L'età magica di Truffaut

Sala Uander. Io solo. Meno male che c'è il mio vecchio amico Truffaut. Il regista parigino che tante emozioni sa di regalarmi, ha deciso di venire a trovarmi al Cinerofum. Sì, come un bambino. Mi sento un dodicenne; ecco cosa può fare il cinema del maestro del regno dei bambini e dei ragazzi. Vidi per la prima volta "Gli anni in tasca", pellicola del 1976, più di quindici anni fa, per caso, innamorandomi all'istante di questo magico sguardo sul cortile dell'infanzia.

François Truffaut coi bambini ci sa fare. Innegabile, parlando del regista che esordì con il dolce duro passaggio di Antoine Doinel dall'nfanzia all'adolescenza. Questa volta, sottoforma di carosello di quadretti ricchi di poesia, il regista riesce a darci una panoramica più ampia. L'intreccio delle storie dei ragazzi, oscillanti tra aule scolastiche e ambienti familiari (felici, drammatici, normali), esplora meccanismi e riflessioni di bambini che hanno occhi per guardare e orecchie per ascoltare. Il mondo dei giovanissimi ripreso con tenerezza e naturalezza, incorniciando siparietti ricchi di fascino, indimenticabili, come quello della bambina chiusa in casa, o come il racconto di Oscar (e i contemporanei baci sullo schermo e in sala).

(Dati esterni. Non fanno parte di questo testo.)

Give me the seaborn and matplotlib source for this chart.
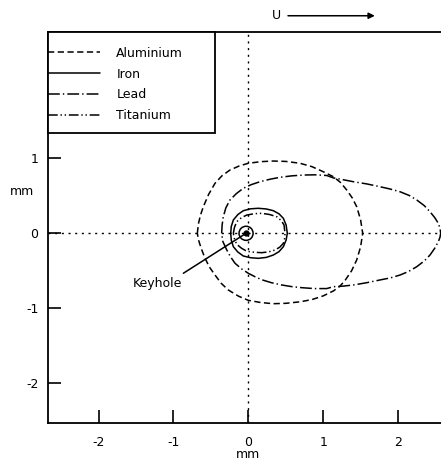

Penso che Truffaut abbia un occhio particolare, guidato da sommo amore per quell'età e per il suo paese. Nelle parole finali del maestro, forse, c'è molto del pensiero dell'autore. Amore per quei francesi sempre disposti ad un sorriso, nonostante tutto. Non solo Thiers, che pare un bon-bon, ma qualunque scorcio di Francia, in cui irromperà un bambino ricco di speranza, incrociandone un altro con un sacco di problemi.
Anni strepitosi, istintivi, liberi ed estremi.